New in Toronto real estate: Lofthouses
Lofthouses at Corktown District represents the second phase in a two-part King East project by Streetcar Developments. The concept is a "district," if you will, of four neighbouring structures; 52 Sumach Street, 549 King East, 569 King East, and the Lofthouses at 510 King East.
Akin to Streetcar's Queen West plans, in which nearby condos share common areas, the happy dwellers at these Corktown structures will share specifically in the Lofthouses' riches (read: amenities). But don't feel bad for the would-be residents forced to share their billiards table; they've got two storeys, 12-foot ceilings, and a nifty-sounding (if obvious) name for their new townhouse/loft hybrids. Here is a closer look at the Lofthouses at Corktown District.
Number of floors: 8
Number of units: 10
Ceiling height: 12 ft
Unit sizes (in square feet): 844 - 1460
Price range (approx): $410,000 - $680,000
Storage locker: Included
Hydro included?: No
Interior design: Seven Haus
Number of elevators: 2
Amenities: Open lounge that includes kitchen, dining area, billiards, outdoor terrace, fitness centre
Expected occupancy: August 2012
These are not the typical "shoebox in the sky" real estate drains of your (late 20's, early 30's) life savings. With a suite at Lofthouses, you'll actually get some room to stretch out, which is the least you should get after all of those pesky closing costs. A Lofthouse suite is likely ideal for the creative, artsy-type homeowner who can see the potential of an undefined space through her vintage cat-eye glasses (not to stereotype, or anything). But perspective is key — there is no clear bedroom, living area, den, and/or dining area, providing a framework that either offers endless opportunity, or else, the added burden and expense of tacky room dividers. But chances are if you're looking to buy here, you've thought beyond a pseudo-wood IKEA divider.
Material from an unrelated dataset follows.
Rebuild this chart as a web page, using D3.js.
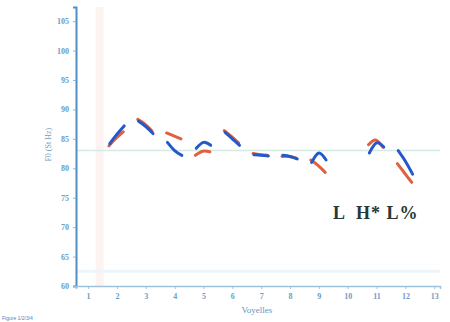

Chances are, too, if you're looking to buy here, you seek not the company of 500 new neighbours — you recluse, you. But it is nice to see a diversion from the 50-floor mega-structures that seem to be spawning with increased voracity from Toronto's downtown. While you're certainly not off the beaten path with a spot right where King meets Queen, you might actually get to know your neighbours by sharing a building with just nine other suites.
Next: parking and locker included? Is this too good to be true? Maybe, but that's what Streetcar's reps tell me. While starting costs for some projects are often deceptively low, here you won't have to tack on an extra $30k (if you're lucky) for parking. Paying in the low-400's for parking, locker, and more than 800-square-feet really isn't half bad. The location is also superb with easy access to the DVP and new West Don Lands development, and as I've hypothesized before, I suspect Corktown is on the up (meaning fewer dive bars and more espresso bars, though this is not a good thing for the hipster-averse).
Oh, Streetcar. I've long known of your less-than-pleasant reputation with customers, and alas, you've confirmed. Not that my experience with Streetcar has been particularly bad, but I've found its representatives to be somewhat pithy — almost short. Granted, I'm sure I've oozed the putrid scent of a looky-loo (or worse — a writer), but I would've expected at least a little more affability. Others have noticed too. While it wouldn't necessarily deter me from purchasing a unit in the future, it would make me somewhat wary, especially considering the bumps and bruises that usually arise during the settling-in stage.
Speaking of getting along with others (how's that for a transition?), you're going to have to hone those skills if you take up at Lofthouses. While residents might enjoy the pleasure of few immediate neighbours, they're going to have to share their lounge amenities with fellow Corktown District dwellers. So, basically, strangers popping in and out of their building to entertain friends and play in their communal kitchen. Think of it as your roommate's annoying "bro" boyfriend, equipped with an extra key. Terrible. Though I suppose it's not much different if you live in a mega structure and meet common residents in the pool — except that you don't expect intimacy when you live in a 500-unit building. You might in a building with just 10.
Good sizes, fair prices, and a super location that will see added innovation in the next few years. Just pray that you don't encounter any troubles that require you to contact the developer after moving in, and/or that your lounge-loving, Corktown District neighbours have full-time jobs and won't take up occupancy in the communal kitchen late at night.